Juriidiliste küsimuste asekantsler Lauri Bambuse sõnavõtt rahvusvahelise kriminaalkohtu aastaaruande arutelul ÜRO peaassambleel (inglise keeles)
Mr. President, Excellencies, Ladies and Gentlemen,
Let me begin by thanking the President of the International Criminal Court (ICC), Judge Sang-Hyun Song for introducing the seventh annual report of the ICC (see A/66/309) to the United Nations. The Court’s judicial activity is busier than ever, having 7 situations under investigation and 3 trials currently ongoing, as well as wide spectrum of preliminary investigations carried out in several regions of the world. Estonia conveys its gratitude to all members of the Court’s staff for their daily efforts in discharging the Court’s mandate to prosecute the perpetrators of the most serious crimes of concern to international community.
Estonia remains steadfastly committed to the principles of the Rome Statute and to promoting the rule of law. As the President of Estonia stated in his statement to the 66th Session of the UN General Assembly, “rule of law and respect for international law help ravaged and victimized societies regain their dignity and rebuild their communities”. Our joint efforts remain crucial in this regard.
My delegation would like to highlight four issues significant for the Court’s work. These are, firstly, the importance to pursue the universality of the Rome Statute, secondly, the significance of upcoming elections of the Prosecutor, as well as judges, thirdly, the necessity for better coordination in assisting national capacity building; and fourthly, the importance of engaging regional organizations and providing information about the activities of the Court.
We are particularly pleased to note an increase in the number of State Parties to the Rome Statute, with the accession of eight new states since the beginning of the reporting period. This month Cape Verde became the 119th State Party to the Statute which means that with the next accession the symbolic 120 States – the exact number voting for the Statute in 1998, will be reached. The steady growth of the number of State Parties demonstrates the increasing political will to combat impunity and enforce accountability. Estonia warmly welcomes this trend towards the universal adherence to the Rome Statute.
The Court is now entering a period of leadership transition. The election of a new Prosecutor is a crucial decision that will have a huge impact on different aspects of the Court’s life. The election process set up by the Bureau is aimed at succeeding in the consensual election of the best-qualified individual for the position. Clearly the work of the Search Committee gives the valuable input in this regard and we are pleased to note that all States have respected its mandate. It needs to be emphasized once again that the Search Committee is a committee of a technical nature with assisting function only - the final decision lies solely in the hands of the State Parties.
The Assembly will also elect six judges, which will result in a significant change to the
bench’s composition. Estonia believes that the efficiency of the Court largely depends on States Parties electing qualified judges, in terms of their judicial expertise and experience in the practice of criminal law.

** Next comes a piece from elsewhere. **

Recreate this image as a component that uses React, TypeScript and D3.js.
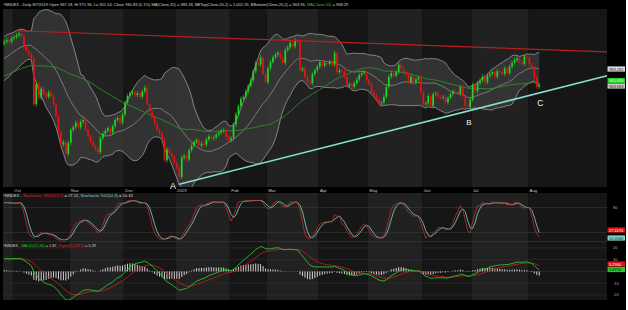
import React from "react";
import * as d3 from "d3";

const W = 628;
const H = 310;

// closes before the first visible bar, estimated from where the MA/band lines start
const priorCloses = [
  952, 955, 958, 956, 960, 962, 959, 963, 965, 961, 958, 962, 966, 964, 960, 957, 961, 965, 968, 966,
  963, 960, 962, 965, 963, 967, 970, 968, 972, 969, 972, 975, 978, 976, 981, 985, 983, 988, 992, 990,
  995, 998, 996, 1001, 1004, 1002, 1007, 1010, 1008, 1011,
];

// daily closes, one array per month
const closesSep = [1013, 1015, 1013, 1017];
const closesOct = [1018, 1020, 1022, 1019, 1007, 1003, 1000, 995, 945, 967, 952, 962, 956, 953, 958, 954, 945, 932, 915, 901, 904, 891, 903];
const closesNov = [917, 920, 925, 920, 926, 928, 917, 910, 905, 900, 896, 893, 908, 913, 916, 919, 914, 921, 928, 930, 925, 934];
const closesDec = [947, 954, 957, 958, 955, 957, 953, 959, 963, 945, 937, 931, 924, 917, 913, 907, 884, 896, 892, 888, 881];
const closesJan = [876, 866, 887, 889, 885, 895, 900, 904, 906, 900, 902, 901, 907, 910, 908, 909, 912, 914, 916, 917, 910, 906];
const closesFeb = [908, 923, 934, 943, 951, 953, 959, 965, 971, 981, 990, 988, 996, 978, 969];
const closesMar = [984, 991, 996, 999, 1001, 995, 990, 1004, 1007, 1012, 1008, 1015, 1013, 982, 984, 975, 969, 968, 978, 982, 986];
const closesApr = [991, 987, 990, 989, 991, 988, 1001, 980, 982, 981, 975, 965, 967, 964, 968, 972, 977, 979, 980, 971];
const closesMay = [967, 958, 955, 951, 946, 947, 953, 964, 975, 979, 976, 980, 988, 984, 980, 977, 969, 975, 969, 972, 974, 958];
const closesJun = [945, 946, 954, 943, 956, 957, 953, 952, 953, 947, 952, 956, 959, 958, 957, 964, 954, 943, 942, 950];
const closesJul = [966, 959, 968, 971, 975, 969, 976, 978, 980, 975, 981, 980, 978, 984, 979, 986, 990, 993, 995, 991, 989, 997, 996];
const closesAug = [988, 984, 974, 964, 965.83];

const monthLabels = ["", "Oct", "Nov", "Dec", "2019", "Feb", "Mar", "Apr", "May", "Jun", "Jul", "Aug"];
const monthCloses = [closesSep, closesOct, closesNov, closesDec, closesJan, closesFeb, closesMar, closesApr, closesMay, closesJun, closesJul, closesAug];
const emptySlots = 27; // blank space right of the last bar

// trend lines, as (bar, price) pairs
const resistance = [{ bar: 6, price: 1025 }, { bar: 245, price: 1002 }];
const support = [{ bar: 71.5, price: 858 }, { bar: 245, price: 976 }];
const annotations = [
  { label: "A", bar: 69, price: 853, size: 9 },
  { label: "B", bar: 189, price: 922, size: 8 },
  { label: "C", bar: 218, price: 943, size: 8.5 },
];

const FONT = "Liberation Sans, Arial, sans-serif";
const GREEN = "#22d422";
const RED = "#e01414";

const sma = (a: number[], n: number) =>
  a.map((_, i) => (i < n - 1 ? NaN : d3.mean(a.slice(i - n + 1, i + 1))!));
const sdev = (a: number[], n: number) =>
  a.map((_, i) => {
    if (i < n - 1) return NaN;
    const w = a.slice(i - n + 1, i + 1);
    const m = d3.mean(w)!;
    return Math.sqrt(d3.mean(w, (v) => (v - m) ** 2)!);
  });
const ema = (a: number[], n: number) => {
  const k = 2 / (n + 1);
  const out: number[] = [];
  a.forEach((v, i) => out.push(i === 0 ? v : v * k + out[i - 1] * (1 - k)));
  return out;
};

export default function App() {
  const visible = monthCloses.flat();
  const full = priorCloses.concat(visible);
  const P = priorCloses.length;
  const N = visible.length;
  const total = N + emptySlots;

  const opens = full.map((c, i) => (i === 0 ? c : full[i - 1]));
  const highs = full.map((c, i) => Math.max(c, opens[i]) + 2.5);
  const lows = full.map((c, i) => Math.min(c, opens[i]) - 2.5);

  const ma20 = sma(full, 20);
  const sd20 = sdev(full, 20);
  const ma50 = sma(full, 50);
  const bbTop = ma20.map((m, i) => m + 2 * sd20[i]);
  const bbBot = ma20.map((m, i) => m - 2 * sd20[i]);

  const rawK = full.map((c, i) => {
    const s = Math.max(0, i - 13);
    const hh = d3.max(highs.slice(s, i + 1))!;
    const ll = d3.min(lows.slice(s, i + 1))!;
    return ((c - ll) / (hh - ll)) * 100;
  });
  const stochK = sma(rawK, 3);
  const stochD = sma(stochK, 3);

  const e12 = ema(full, 12);
  const e26 = ema(full, 26);
  const macd = e12.map((v, i) => v - e26[i]);
  const signal = ema(macd, 9);

  const vis = (a: number[]) => a.slice(P);

  const x = d3.scaleLinear().domain([0, total]).range([3, 607]);
  const xc = (j: number) => x(j + 0.5);
  const yP = d3.scaleLinear().domain([855, 1053]).range([187, 5]);
  const yS = d3.scaleLinear().domain([0, 100]).range([241, 199]);
  const yM = d3.scaleLinear().domain([-24.3, 25]).range([300, 242]);

  // month stripes
  let start = 0;
  const months = monthCloses.map((m, k) => {
    const s = start;
    start += m.length;
    return { label: monthLabels[k], start: s, end: k === monthCloses.length - 1 ? total : s + m.length, k };
  });

  const mkLine = (y: d3.ScaleLinear<number, number>) =>
    d3
      .line<number>()
      .defined((v) => !isNaN(v))
      .x((_, j) => xc(j))
      .y((v) => y(v));

  const band = d3
    .area<number>()
    .x((_, j) => xc(j))
    .y0((_, j) => yP(vis(bbBot)[j]))
    .y1((_, j) => yP(vis(bbTop)[j]));

  const panels = [
    { id: "pMain", y0: 9, y1: 187 },
    { id: "pStoch", y0: 193, y1: 241 },
    { id: "pMacd", y0: 242, y1: 300 },
  ];

  const box = (yc: number, text: string, bg: string, fg: string) => (
    <g key={text + yc}>
      <rect x={607.5} y={yc - 2.6} width={17.5} height={5.2} fill={bg} />
      <text x={609} y={yc + 1.5} fontSize={4} fill={fg} fontFamily={FONT}>
        {text}
      </text>
    </g>
  );
  const tick = (v: number, text: string) => (
    <text key={"t" + text} x={613} y={yM(v) + 1.5} fontSize={4} fill="#aaa" fontFamily={FONT}>
      {text}
    </text>
  );

  const visO = vis(opens);
  const visH = vis(highs);
  const visL = vis(lows);
  const visMacd = vis(macd);
  const visSig = vis(signal);

  return (
    <svg width={W} height={H} style={{ position: "absolute", left: 0, top: 0, display: "block" }}>
      <defs>
        {panels.map((p) => (
          <clipPath id={p.id} key={p.id}>
            <rect x={3} y={p.y0} width={604} height={p.y1 - p.y0} />
          </clipPath>
        ))}
      </defs>
      <rect width={W} height={H} fill="#000" />

      {panels.map((p) =>
        months.map((m) => (
          <rect
            key={p.id + m.k}
            x={x(m.start)}
            y={p.y0}
            width={x(m.end) - x(m.start)}
            height={p.y1 - p.y0}
            fill={m.k % 2 === 0 ? "#212121" : "#161616"}
          />
        ))
      )}

      {/* price panel */}
      <g clipPath="url(#pMain)">
        <path d={band(visible) || ""} fill="#3a3a3a" opacity={0.8} />
        <path d={mkLine(yP)(vis(bbTop)) || ""} fill="none" stroke="#9a9a9a" strokeWidth={0.8} />
        <path d={mkLine(yP)(vis(bbBot)) || ""} fill="none" stroke="#9a9a9a" strokeWidth={0.8} />
        <path d={mkLine(yP)(vis(ma20)) || ""} fill="none" stroke="#8c8c8c" strokeWidth={0.8} />
        <path d={mkLine(yP)(vis(ma50)) || ""} fill="none" stroke="#2c8c2c" strokeWidth={0.9} />
        {visible.map((c, j) => {
          const up = c >= visO[j];
          const col = up ? GREEN : RED;
          const top = yP(Math.max(c, visO[j]));
          const bot = yP(Math.min(c, visO[j]));
          return (
            <g key={j}>
              <line x1={xc(j)} x2={xc(j)} y1={yP(visH[j])} y2={yP(visL[j])} stroke={col} strokeWidth={0.6} />
              <rect x={xc(j) - 0.85} y={top} width={1.7} height={Math.max(0.8, bot - top)} fill={col} />
            </g>
          );
        })}
        <line
          x1={x(resistance[0].bar)}
          y1={yP(resistance[0].price)}
          x2={x(resistance[1].bar)}
          y2={yP(resistance[1].price)}
          stroke="#b8201f"
          strokeWidth={1.2}
        />
      </g>
      <line
        x1={x(support[0].bar)}
        y1={yP(support[0].price)}
        x2={x(support[1].bar)}
        y2={yP(support[1].price)}
        stroke="#84e0d2"
        strokeWidth={1.5}
      />
      {annotations.map((a) => (
        <text key={a.label} x={x(a.bar)} y={yP(a.price)} fontSize={a.size} fill="#f2f2f2" fontFamily={FONT} textAnchor="middle">
          {a.label}
        </text>
      ))}

      <text x={3} y={6} fontSize={4} fill="#d8d8d8" fontFamily={FONT}>
        ^NNDEX - Daily 8/7/2019 Open 967.18, Hi 971.96, Lo 951.54, Close 965.83 (0.1%) MA(Close,20) = 983.28,
        BBTop(Close,20,2) = 1,002.59, BBottom(Close,20,2) = 963.96, <tspan fill="#2ecc2e">MA(Close,50)</tspan> = 968.29
      </text>

      {/* date row */}
      {months
        .filter((m) => m.label)
        .map((m) => (
          <text key={"d" + m.k} x={x(m.start) + 1.5} y={192} fontSize={4.3} fill="#c8c8c8" fontFamily={FONT}>
            {m.label}
          </text>
        ))}

      {box(69, "983.282", "#dcdcdc", "#111")}
      {box(80.5, "965.830", "#22cc22", "#fff")}
      {box(86, "963.963", "#c8c8c8", "#111")}

      {/* stochastic panel */}
      <g clipPath="url(#pStoch)">
        {[80, 20].map((v) => (
          <line key={v} x1={3} x2={607} y1={yS(v)} y2={yS(v)} stroke="#3c3c3c" strokeWidth={0.6} />
        ))}
        <path d={mkLine(yS)(vis(stochD)) || ""} fill="none" stroke="#7fd6c8" strokeWidth={0.8} />
        <path d={mkLine(yS)(vis(stochK)) || ""} fill="none" stroke="#c0302a" strokeWidth={0.8} />
      </g>
      <text x={3} y={196.5} fontSize={4.1} fill="#d8d8d8" fontFamily={FONT}>
        ^NNDEX - <tspan fill="#e02020">Stochastic %K(14,3,1)</tspan> = 27.12, <tspan fill="#7fd6c8">Stochastic %D(14,3)</tspan> = 10.33
      </text>
      <text x={613} y={yS(80) + 1.5} fontSize={4} fill="#aaa" fontFamily={FONT}>
        80
      </text>
      {box(230, "27.1170", "#e01414", "#fff")}
      {box(238, "10.3340", "#7fd6c8", "#111")}

      <line x1={3} x2={607} y1={241.6} y2={241.6} stroke="#555" strokeWidth={0.6} />

      {/* MACD panel */}
      <g clipPath="url(#pMacd)">
        {[20, 10, 0, -10, -20].map((v) => (
          <line key={v} x1={3} x2={607} y1={yM(v)} y2={yM(v)} stroke="#333" strokeWidth={0.6} />
        ))}
        {visMacd.map((m, j) => {
          const h = m - visSig[j];
          return (
            <line key={j} x1={xc(j)} x2={xc(j)} y1={yM(0)} y2={yM(h)} stroke="#e4e4e4" strokeWidth={0.9} />
          );
        })}
        <path d={mkLine(yM)(visSig) || ""} fill="none" stroke="#b8201f" strokeWidth={0.9} />
        <path d={mkLine(yM)(visMacd) || ""} fill="none" stroke="#2fbf2f" strokeWidth={0.9} />
      </g>
      <text x={3} y={246.5} fontSize={3.8} fill="#d8d8d8" fontFamily={FONT}>
        ^NNDEX - <tspan fill="#2ecc2e">MACD(12,26)</tspan> = 1.87, <tspan fill="#e02020">Signal(12,26,9)</tspan> = 5.29
      </text>
      {tick(20, "20")}
      {tick(10, "10")}
      {box(264, "5.2900", "#e01414", "#fff")}
      {box(269.5, "1.8700", "#22cc22", "#111")}
      {tick(-10, "-10")}
      {tick(-20, "-20")}

      <rect x={626} y={0} width={2} height={H} fill="#fff" />
    </svg>
  );
}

We wish to thank civil society for their efforts in helping States to take informed decision in this regard.
Among others the new President of the Assembly of States Parties will be elected for the next triennium. At this point I am pleased to note that after consultations with all regional groups, Estonia has put forward the candidacy of Ambassador Tiina Intelmann for the post of the President of the Assembly of the State Parties to the Rome Statute. If elected, she would be the first woman, as well as the first President working full time for the Assembly, which would be the additional contribution to its work.
Turning briefly to the issue of complementarity, as we all know, pursuit of this principle is possible only if a state has the necessary legislative and institutional capability to prosecute the crimes included in the Rome Statute. More needs to be done to achieve better coordinated efforts of States, the Court, international organizations and civil society in assisting the national capacity building for effective investigation and prosecution of the most serious crimes. For example, an interactive platform for information sharing in this regard would be a commendable initiative.
Given the role of the ICC in international criminal justice, the positive engagement of regional organizations is one of the keys to the Court’s success. The ICC is currently active in many regions of the world via preliminary examinations, while the Court’s judicial proceedings are mostly taking place with regard to countries that have specifically requested the ICC to investigate or which the Security Council had referred to the ICC. Thus, the open and constructive dialogue between the ICC, regional organizations and the States is necessary to build the confidence and avoid possible misunderstandings. Against this backdrop we welcome the organization of regional conferences, held this year in Doha and Addis Abeba, and encourage further steps in this direction.
In conclusion I would like to reiterate Estonia’s strong and long-standing commitment to an independent and credible International Criminal Court.